Even so, Zhu Pingping, an analyst from Shanghai Sinyi Realty Agency and Consulting Co, said the market's response toward the tax has been mild so far.

Zhu said it is difficult to say the shrinking transaction volume is a direct result of the new property tax. He noted that the days before the Chinese New Year's holiday are a time in which housing sales usually are slow.

"In the run-up to the Spring Festival, both buyers and sellers are distracted from the housing by family reunions," Zhu said. "The week after the festival will reveal more of the property tax's real effect."

Huang Hetao, an analyst from the local Century 21 China Real Estate, said there was good reason for enacting the new tax just before the holiday.

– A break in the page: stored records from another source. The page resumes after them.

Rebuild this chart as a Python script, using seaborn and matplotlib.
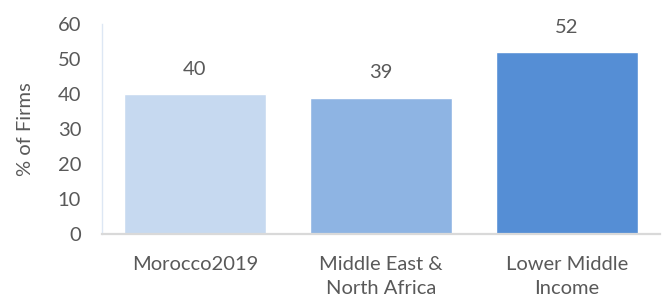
import matplotlib
matplotlib.use("Agg")
import matplotlib.pyplot as plt
import seaborn as sns
import pandas as pd

categories = ["Morocco2019", "Middle East &\nNorth Africa", "Lower Middle\nIncome"]
values = [40, 39, 52]
bar_labels = ["40", "39", "52"]
colors = ["#c6d9f0", "#8eb4e3", "#558ed5"]
y_ticks = [0, 10, 20, 30, 40, 50, 60]

sns.set_theme(style="white")
plt.rcParams['font.family'] = ['Lato', 'DejaVu Sans']

df = pd.DataFrame({"cat": categories, "val": values})

fig = plt.figure(figsize=(6.63, 3.0), dpi=100)
ax = fig.add_axes([102/663, 1-234/300, 558/663, 210/300])

sns.barplot(data=df, x="cat", y="val", hue="cat", palette=colors,
            width=0.76, ax=ax, legend=False, saturation=1)

fs = 14.5
ax.set_xlim(-0.5, 2.5)
ax.set_ylim(0, 60)
ax.set_yticks(y_ticks)
text_col = "#595959"
ax.tick_params(axis="y", length=0, pad=15, labelsize=fs, labelcolor=text_col)
ax.tick_params(axis="x", length=0, pad=16, labelsize=fs, labelcolor=text_col)
for lbl in ax.get_xticklabels():
    lbl.set_linespacing(1.5)
ax.set_xlabel("")
ax.set_ylabel("% of Firms", fontsize=fs, color=text_col, labelpad=17)

for s in ["top", "right"]:
    ax.spines[s].set_visible(False)
ax.spines["bottom"].set_color("#d9d9d9")
ax.spines["bottom"].set_linewidth(1.6)
ax.spines["left"].set_color("#dde7f4")
ax.spines["left"].set_linewidth(1.0)

for i, (v, t) in enumerate(zip(values, bar_labels)):
    ax.text(i, v + 7, t, ha="center", va="center", fontsize=fs,
            color=text_col, clip_on=False)

fig.savefig("out.png", dpi=100)
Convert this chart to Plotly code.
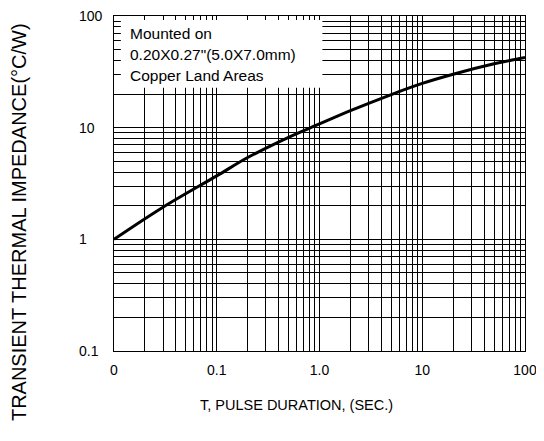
import math
import plotly.graph_objects as go

# Data (transient thermal impedance curve)
pulse_duration = [0.01, 0.03, 0.1, 0.2, 0.5, 1.0, 2.0, 5.0, 10.0, 20.0, 50.0, 100.0]
impedance = [1.0, 1.94, 3.7, 5.4, 8.2, 10.8, 14.2, 19.8, 24.9, 30.1, 37.3, 42.5]

x_tick_vals = [0.01, 0.1, 1.0, 10.0, 100.0]
x_tick_text = ["0", "0.1", "1.0", "10", "100"]
y_tick_vals = [0.1, 1.0, 10.0, 100.0]
y_tick_text = ["0.1", "1", "10", "100"]

box_lines = ["Mounted on", "0.20X0.27\"(5.0X7.0mm)", "Copper Land Areas"]

FONT = "Liberation Sans, Arial, sans-serif"

x_minor = [m * 10.0 ** e for e in range(-2, 2) for m in range(2, 10)]
y_minor = [m * 10.0 ** e for e in range(-1, 2) for m in range(2, 10)]

fig = go.Figure()
fig.add_trace(go.Scatter(
    x=pulse_duration, y=impedance, mode="lines",
    line=dict(color="black", width=3, shape="spline", smoothing=1.0),
    hoverinfo="skip", showlegend=False,
))

axis_common = dict(
    type="log", showline=True, linecolor="black", linewidth=1, mirror="ticks",
    ticks="inside", ticklen=6, tickcolor="black",
    showgrid=True, gridcolor="black", gridwidth=1, zeroline=False,
)

fig.update_xaxes(
    **axis_common,
    range=[-2, 2], tickvals=x_tick_vals, ticktext=x_tick_text,
    tickfont=dict(family=FONT, size=14, color="black"),
    ticklabelstandoff=6,
    minor=dict(tickvals=x_minor, showgrid=True, gridcolor="black", gridwidth=1,
               ticks="inside", ticklen=6, tickcolor="black"),
)
fig.update_yaxes(
    **axis_common,
    range=[-1, 2], tickvals=y_tick_vals, showticklabels=False,
    minor=dict(tickvals=y_minor, showgrid=True, gridcolor="black", gridwidth=1,
               ticks="inside", ticklen=7, tickcolor="black"),
)

annotations = []
for v, t in zip(y_tick_vals, y_tick_text):
    annotations.append(dict(
        x=0, xref="paper", xshift=-37, xanchor="left",
        y=math.log10(v), yref="y", yanchor="middle",
        text=t, showarrow=False, font=dict(family=FONT, size=14, color="black"),
    ))

for i, t in enumerate(box_lines):
    annotations.append(dict(
        x=0.033, xref="paper", xanchor="left",
        y=0.948 - i * 0.063, yref="paper", yanchor="middle",
        text=t, showarrow=False, font=dict(family=FONT, size=15.5, color="black"),
    ))

annotations.append(dict(
    x=0.443, xref="paper", xanchor="center",
    y=-0.161, yref="paper", yanchor="middle",
    text="T, PULSE DURATION, (SEC.)", showarrow=False,
    font=dict(family=FONT, size=14.5, color="black"),
))
annotations.append(dict(
    x=-0.231, xref="paper", xanchor="center",
    y=0.385, yref="paper", yanchor="middle", textangle=-90,
    text="TRANSIENT THERMAL IMPEDANCE(°C/W)", showarrow=False,
    font=dict(family=FONT, size=20, color="black"),
))

# the page body adds an 8px margin, so the figure is 8px smaller than the window
fig.update_layout(
    width=536, height=433,
    margin=dict(l=106, r=12, t=7, b=90),
    paper_bgcolor="white", plot_bgcolor="white",
    annotations=annotations,
    shapes=[dict(
        type="rect", xref="paper", yref="paper",
        x0=0.0167, x1=0.507, y0=0.786, y1=0.988,
        fillcolor="white", line=dict(width=0), layer="above",
    )],
)

fig.write_html("out.html")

"The pre-Spring Festival period is a traditional off-season for property trading, and this will leave the market enough time to digest and cushion the negative impact," he said.

The slump in trade volumes itself has likely caused housing prices in this eastern city to drop as much as 10 percent. The new tax, for its part, is expected to have far greater effects after the Spring Festival. The weeks following the holiday are a time in which property sales usually occur at their highest frequency for the year, but that may not be the case in 2011.

"It is highly likely that we might see the whole first half of the year be very quiet in Shanghai, because of the tax," said Lu.

The Shanghai government on Thursday announced its adoption of the new property tax.

"Considering the property market's key role in the city's economy, housing prices won't slump very much," Lu added.